With two towers and only one licence, 105 FM
could never have expected to have the range of mainstream stations. But
with a 10-kilowatt transmitter, Beehive Radio for years managed to
broadcast far beyond its Phnom Penh base.
In recent months,
however, roughly coinciding with the March 16 release from prison of its
embattled owner Mam Sonando, the station has grown fuzzy.
In Kandal province, 66-year-old Chan Horm has long listened to the independent station from his Loeuk Dek district home.
“Recently, the station has a problem. Some days in the morning I can listen, but other days it’s interrupted by other signals.”
The problems, Horm said, “just started in March”.
Further afield, Saren Ket, in Kratie’s Snuol district, has had increasing trouble tuning in.
“I haven’t been able to hear it clearly recently,” Ket said.
According
to Sonando, whose programming can be vitriolically anti-government at
times, the signal previously could be heard in much of Takeo, Kandal and
Kampong Speu as well as in parts of Siem Reap, Pursat, Prey Veng, Svay
Rieng, Kampong Cham and Kratie.
“Now, radio stations have grown
like grass, so that my radio only has a narrow space left,” he said.
“They can’t listen anymore, because [the government] doesn’t want those
people in the provinces to hear what is happening on my radio.”
The government, for its part, called Sonando’s claim outlandish.
If
anything, said Minister of Information Khieu Kanharith, “it must be his
station that would interfere with the others, not the other [way
around]”.
“Some stations sharing nearby Sonando’s frequency is
less than 3 KW, while Sonando’s is more than 10 KW (more than the
license allowed),” he pointed out on Facebook.
Kanharith said the ministry did not block the station, and noted that: “It is illegal to use his frequency.”
But like the listeners, rights monitors said they had noticed a similar shift.
“Beehive
has 10 kilowatts of power – it should be reaching all the way to Prey
Veng, Kampong Thom and Pursat,” said Cambodian Centre of Human Rights
president Ou Virak. “But the reach has been limited now, even inside of
Phnom Penh, because the frequencies close to Beehive are being given
out. And as far as I know, this is by design.
“The government is not happy with what is being said. It’s not difficult to see a motive behind this.”
The station, which is one of just a handful of independent channels in
Cambodia, broadcasts original reporting, airs coverage from RFA and VOA,
and hosts NGOs and the opposition. But the cornerstone of its
programming is Sonando’s Voice of Democracy – a 2.5-hour daily call-in
show where he advises listeners on their rights regarding everything
from land grabs to intimidation by the authorities.
Many point
to the show and Sonando’s powerful presence as the likely reason for his
July 2012 arrest and subsequent conviction on insurrection charges.

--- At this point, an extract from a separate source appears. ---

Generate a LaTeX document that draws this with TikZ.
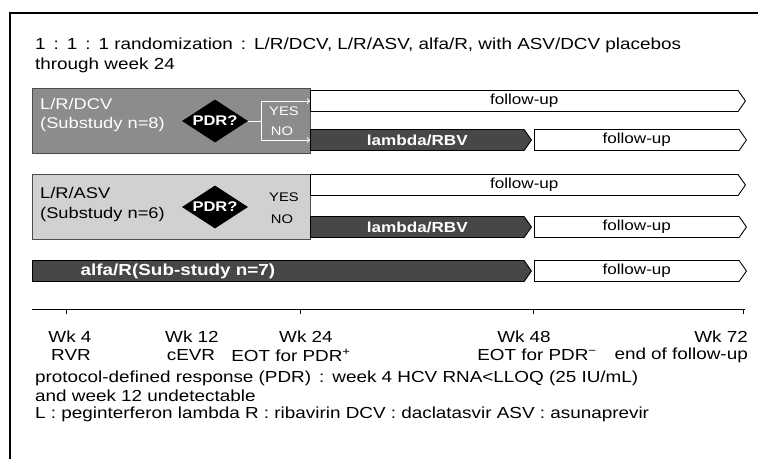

While Sonando was found guilty of stoking a so-called secession
movement, rights groups and foreign governments called the charges
inane, saying they were drummed up to jail an opposing voice that had
grown too influential. In March, amid protracted campaigning, the Appeal
Court dropped the heaviest of charges, reduced his sentence from 20 to 5
years and released him on probation.
Sonando immediately returned to the airwaves, and the new Voice of Democracy remains identical to its previous iteration.
“I
am still doing my old program. I did not change, because I want to
people to understand about their rights in a democratic country,” he
said.
Ten days ago, Sonando applied for licences in four provinces – a request he has made, and had been shot down, repeatedly.
It is doubtful this time will be different.
Koul
Panha, director of the Committee for Free and Fair Elections in
Cambodia, said the airwaves were almost exclusively reserved for
pro-government programs.
When independent or opposition stations
apply, he noted, “The Ministry of Information always says that they
already gave all licences to everyone, so that’s why they don’t have any
remaining frequencies left. But we found out that new radio stations
have been set up and given new licences.”
“Ninety per cent is pro-CPP radio. They try to [keep] pro-CPP, pro-the current government stations on air.”